▼

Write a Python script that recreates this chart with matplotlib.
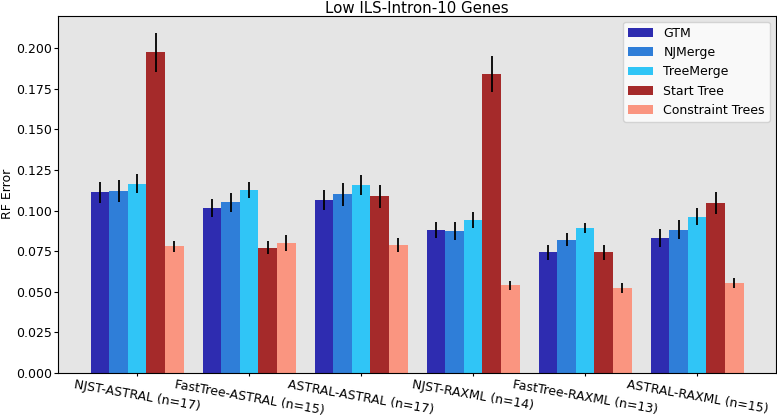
import numpy as np
import matplotlib
matplotlib.use('Agg')
import matplotlib.pyplot as plt

# Data
groups = ["NJST-ASTRAL (n=17)", "FastTree-ASTRAL (n=15)", "ASTRAL-ASTRAL (n=17)",
          "NJST-RAXML (n=14)", "FastTree-RAXML (n=13)", "ASTRAL-RAXML (n=15)"]
methods = ["GTM", "NJMerge", "TreeMerge", "Start Tree", "Constraint Trees"]

gtm = [0.1113, 0.1015, 0.1065, 0.0878, 0.0743, 0.0833]
njmerge = [0.1120, 0.1050, 0.1100, 0.0872, 0.0820, 0.0883]
treemerge = [0.1165, 0.1128, 0.1158, 0.0940, 0.0893, 0.0963]
start_tree = [0.1975, 0.0770, 0.1087, 0.1840, 0.0743, 0.1047]
constraint = [0.0780, 0.0798, 0.0787, 0.0539, 0.0525, 0.0553]

gtm_err = [0.0065, 0.0055, 0.0060, 0.0050, 0.0045, 0.0055]
njmerge_err = [0.0065, 0.0060, 0.0070, 0.0055, 0.0040, 0.0060]
treemerge_err = [0.0060, 0.0050, 0.0060, 0.0050, 0.0030, 0.0050]
start_err = [0.0120, 0.0040, 0.0070, 0.0110, 0.0045, 0.0070]
constraint_err = [0.0035, 0.0050, 0.0045, 0.0030, 0.0030, 0.0030]

values = [gtm, njmerge, treemerge, start_tree, constraint]
errors = [gtm_err, njmerge_err, treemerge_err, start_err, constraint_err]
colors = ["#2E2CB0", "#2F7ED8", "#30C5F6", "#A52A2A", "#FA9580"]

plt.rcParams['font.size'] = 9

fig = plt.figure(figsize=(7.77, 4.17), dpi=100)
ax = fig.add_axes([0.0747, 0.1055, 0.9243, 0.857])
ax.set_facecolor("#E5E5E5")

x = np.arange(len(groups))
width = 0.166
for i, (vals, errs) in enumerate(zip(values, errors)):
    ax.bar(x + (i - 2) * width, vals, width, yerr=errs, color=colors[i],
           label=methods[i], error_kw=dict(ecolor="black", elinewidth=1.3, capsize=0))

ax.set_xticks(x)
ax.set_xticklabels(groups, rotation=-10, ha="center")
ticks = np.arange(0, 0.201, 0.025)
ax.set_yticks(ticks)
ax.set_yticklabels(["%.3f" % v for v in ticks])
ax.tick_params(axis='x', length=2.5, pad=1.5)
ax.tick_params(axis='y', length=3, pad=1.5)
ax.set_ylabel("RF Error")
ax.yaxis.set_label_coords(-0.061, 0.5)
ax.set_title("Low ILS-Intron-10 Genes", fontsize=10.8, pad=2)
ax.legend(loc="upper right", framealpha=0.8)

plt.savefig("out.png", dpi=100)
plt.close()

▲

▶ **THE REQUEST**
Transcribe the material exactly, and leave out whatever pictures it holds.

▶ **EXERCISE RESULT**
Write a Python script that recreates this chart with matplotlib.
import numpy as np
import matplotlib
matplotlib.use('Agg')
import matplotlib.pyplot as plt

# Data
groups = ["NJST-ASTRAL (n=17)", "FastTree-ASTRAL (n=15)", "ASTRAL-ASTRAL (n=17)",
          "NJST-RAXML (n=14)", "FastTree-RAXML (n=13)", "ASTRAL-RAXML (n=15)"]
methods = ["GTM", "NJMerge", "TreeMerge", "Start Tree", "Constraint Trees"]

gtm = [0.1113, 0.1015, 0.1065, 0.0878, 0.0743, 0.0833]
njmerge = [0.1120, 0.1050, 0.1100, 0.0872, 0.0820, 0.0883]
treemerge = [0.1165, 0.1128, 0.1158, 0.0940, 0.0893, 0.0963]
start_tree = [0.1975, 0.0770, 0.1087, 0.1840, 0.0743, 0.1047]
constraint = [0.0780, 0.0798, 0.0787, 0.0539, 0.0525, 0.0553]

gtm_err = [0.0065, 0.0055, 0.0060, 0.0050, 0.0045, 0.0055]
njmerge_err = [0.0065, 0.0060, 0.0070, 0.0055, 0.0040, 0.0060]
treemerge_err = [0.0060, 0.0050, 0.0060, 0.0050, 0.0030, 0.0050]
start_err = [0.0120, 0.0040, 0.0070, 0.0110, 0.0045, 0.0070]
constraint_err = [0.0035, 0.0050, 0.0045, 0.0030, 0.0030, 0.0030]

values = [gtm, njmerge, treemerge, start_tree, constraint]
errors = [gtm_err, njmerge_err, treemerge_err, start_err, constraint_err]
colors = ["#2E2CB0", "#2F7ED8", "#30C5F6", "#A52A2A", "#FA9580"]

plt.rcParams['font.size'] = 9

fig = plt.figure(figsize=(7.77, 4.17), dpi=100)
ax = fig.add_axes([0.0747, 0.1055, 0.9243, 0.857])
ax.set_facecolor("#E5E5E5")

x = np.arange(len(groups))
width = 0.166
for i, (vals, errs) in enumerate(zip(values, errors)):
    ax.bar(x + (i - 2) * width, vals, width, yerr=errs, color=colors[i],
           label=methods[i], error_kw=dict(ecolor="black", elinewidth=1.3, capsize=0))

ax.set_xticks(x)
ax.set_xticklabels(groups, rotation=-10, ha="center")
ticks = np.arange(0, 0.201, 0.025)
ax.set_yticks(ticks)
ax.set_yticklabels(["%.3f" % v for v in ticks])
ax.tick_params(axis='x', length=2.5, pad=1.5)
ax.tick_params(axis='y', length=3, pad=1.5)
ax.set_ylabel("RF Error")
ax.yaxis.set_label_coords(-0.061, 0.5)
ax.set_title("Low ILS-Intron-10 Genes", fontsize=10.8, pad=2)
ax.legend(loc="upper right", framealpha=0.8)

plt.savefig("out.png", dpi=100)
plt.close()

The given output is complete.